As pessoas refletem o lugar que habitam. São o resultado do que, como grupo, viveram no passado, daquilo que se alimentam, do quanto a paisagem as inspira e da cultura que os direciona a escolher a forma de viver. Ao conhecê-las, desvendo o próprio lugar. Além disso, conectar-se às pessoas e interagir com elas é uma oportunidade de colecionar amigos, seja por poucos minutos ou para o resto da vida, e isso me preenche.
Tais conexões podem ainda criar envolvimento. Por isso, quando viajo, se tenho a oportunidade de estar misturada à vida cotidiana das pessoas locais, não a perco. Explorar um novo destino em parceria com um nativo me carrega a aprofundar a experiência e descobrir como, de fato, é viver ali.
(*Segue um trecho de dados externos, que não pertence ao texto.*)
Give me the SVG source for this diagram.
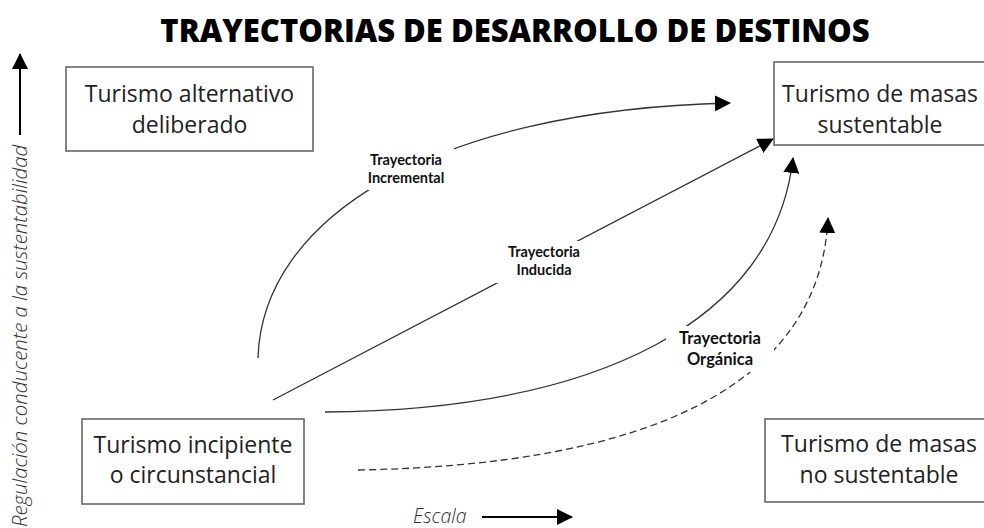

Ao mesmo tempo, misturar-se à rotina e aos costumes de quem mora no destino não exclui a fantástica experiência de lançar-se só em alguns momentos. Desafiar-se no desconhecido, livres de outras influências, nos permite chegar às nossas próprias conclusões. Então, caminhemos algumas vezes sozinhos – e outras acompanhados.
Cada lugar vai despertar um diferente você
Novos lugares provocam diferentes estímulos que nos requerem diferentes respostas. Estamos expostos a infinitos gatilhos, catalisadores das mais diversas expressões da nossa individualidade. E assim, respondendo a novas paisagens, sabores, conversas e ideias, nos defrontamos com algumas versões de nós mesmos. Somos uma nova pessoa a cada lugar em que pisamos.
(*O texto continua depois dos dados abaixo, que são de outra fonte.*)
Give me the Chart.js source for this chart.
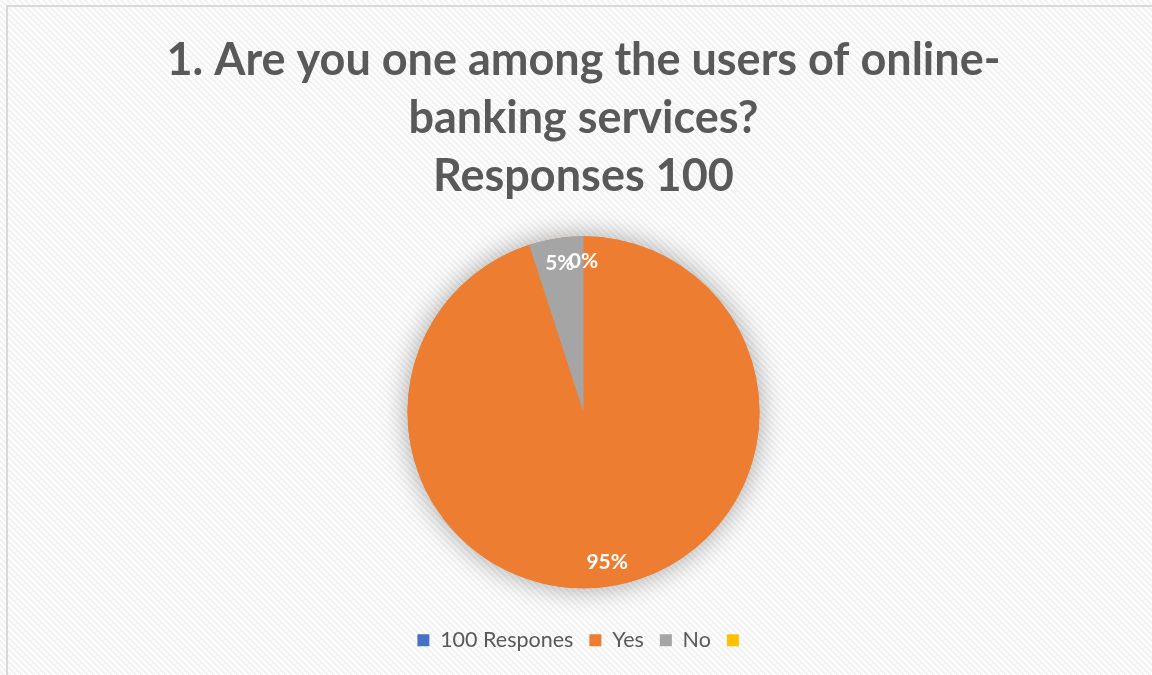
<!DOCTYPE html>
<html>
<head>
<meta charset="utf-8">
<title>Online banking survey</title>
<script src="https://cdn.jsdelivr.net/npm/chart.js@4.4.1/dist/chart.umd.min.js"></script>
<style>
  html, body { margin: 0; padding: 0; background: #ffffff; }
  #wrap { width: 1152px; height: 675px; }
</style>
</head>
<body>
<div id="wrap"><canvas id="chart" width="1152" height="675"></canvas></div>
<script>
// Survey answers
const categories = ['100 Respones', 'Yes', 'No', ''];
const responses = [0, 95, 5, null];
const sliceColors = ['#4472C4', '#ED7D31', '#A5A5A5', '#FFC000'];
const titleLines = ['1. Are you one among the users of online-', 'banking services?', 'Responses 100'];

// Faint diagonal hatch used as the chart backdrop
function makeHatch() {
  const tile = document.createElement('canvas');
  tile.width = 6; tile.height = 6;
  const t = tile.getContext('2d');
  for (let y = 0; y < 6; y++) {
    for (let x = 0; x < 6; x++) {
      const k = ((x - y) % 6 + 6) % 6;
      t.fillStyle = k < 3 ? '#f2f2f2' : '#ffffff';
      t.fillRect(x, y, 1, 1);
    }
  }
  return tile;
}

const backdrop = {
  id: 'backdrop',
  beforeDraw(chart) {
    const ctx = chart.ctx;
    ctx.save();
    ctx.fillStyle = ctx.createPattern(makeHatch(), 'repeat');
    ctx.fillRect(0, 0, chart.width, chart.height);
    ctx.strokeStyle = '#d9d9d9';
    ctx.lineWidth = 2;
    ctx.strokeRect(7, 6, chart.width + 10, chart.height + 10);
    ctx.restore();
  }
};

// Soft glow under the pie
const pieShadow = {
  id: 'pieShadow',
  beforeDatasetsDraw(chart) {
    const arc = chart.getDatasetMeta(0).data[0];
    if (!arc) return;
    const ctx = chart.ctx;
    ctx.save();
    ctx.shadowColor = 'rgba(0,0,0,0.35)';
    ctx.shadowBlur = 28;
    ctx.fillStyle = '#ED7D31';
    ctx.beginPath();
    ctx.arc(arc.x, arc.y, arc.outerRadius, 0, Math.PI * 2);
    ctx.fill();
    ctx.restore();
  }
};

// Percentage labels inside the slices
const sliceLabels = {
  id: 'sliceLabels',
  afterDatasetsDraw(chart) {
    const meta = chart.getDatasetMeta(0);
    const values = chart.data.datasets[0].data;
    const total = values.reduce((s, v) => s + (Number.isFinite(v) ? v : 0), 0);
    const ctx = chart.ctx;
    ctx.save();
    ctx.fillStyle = '#ffffff';
    ctx.font = 'bold 21px Lato';
    ctx.textAlign = 'center';
    ctx.textBaseline = 'middle';
    for (let i = meta.data.length - 1; i >= 0; i--) {
      const v = values[i];
      if (!Number.isFinite(v)) continue;
      const arc = meta.data[i];
      const mid = (arc.startAngle + arc.endAngle) / 2;
      const r = arc.outerRadius * 0.86;
      const pct = Math.round(v / total * 100) + '%';
      ctx.fillText(pct, arc.x + Math.cos(mid) * r, arc.y + Math.sin(mid) * r);
    }
    ctx.restore();
  }
};

new Chart(document.getElementById('chart'), {
  type: 'pie',
  data: {
    labels: categories,
    datasets: [{
      data: responses,
      backgroundColor: sliceColors,
      borderWidth: 0,
      radius: 176
    }]
  },
  options: {
    responsive: false,
    devicePixelRatio: 1,
    animation: false,
    layout: { padding: { left: 15, right: 0, top: 0, bottom: 14 } },
    plugins: {
      title: {
        display: true,
        text: titleLines,
        color: '#595959',
        font: { family: 'Lato', size: 45, weight: 'bold', lineHeight: 1.289 },
        padding: { top: 31, bottom: 6 }
      },
      legend: {
        display: true,
        position: 'bottom',
        labels: {
          color: '#595959',
          font: { family: 'Lato', size: 21.5 },
          boxWidth: 12,
          boxHeight: 12,
          padding: 16
        }
      },
      tooltip: { enabled: false }
    }
  },
  plugins: [backdrop, pieShadow, sliceLabels]
});
</script>
</body>
</html>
Por onde passamos, não apenas trazemos conosco um pouco daquele contexto, mas também deixamos ali um pouco de nós. E nem sempre nos trazemos completos para casa. Algumas vezes, a nova versão de nós mesmos, ou parte dela, fica para trás e, para reencontrá-la, é preciso voltar àqueles lugares (ou àquelas pessoas). E assim nos reencontramos, em milhares de fragmentos espalhados por um mundo tão grande quanto a nossa curiosidade decretar.
A viagem, em toda sua intensidade, é mágica por ser finita. Mesmo aos nômades, ela precisa extinguir-se para preservar sua natureza vivaz e enérgica e, nesse caso, iniciar a aventura seguinte de pronto. A finitude da experiência é o que a torna extraordinária. Viajar nos desperta um senso de urgência: é preciso aproveitar cada instante porque o término daquela vivência se aproxima. Isso nos remete à consciência da brevidade da própria vida.
Viajemos! Para dentro e para fora, explorando e engrandecendo nossa essência com a diversidade de um mundo sem fim. Vamos expandir a noção de tempo, mergulhando verdadeiramente nas experiências e perseguindo a eternidade nos detalhes. E valorizemos o instante, o momento exato em que dividimos a existência com cada destino e pessoa.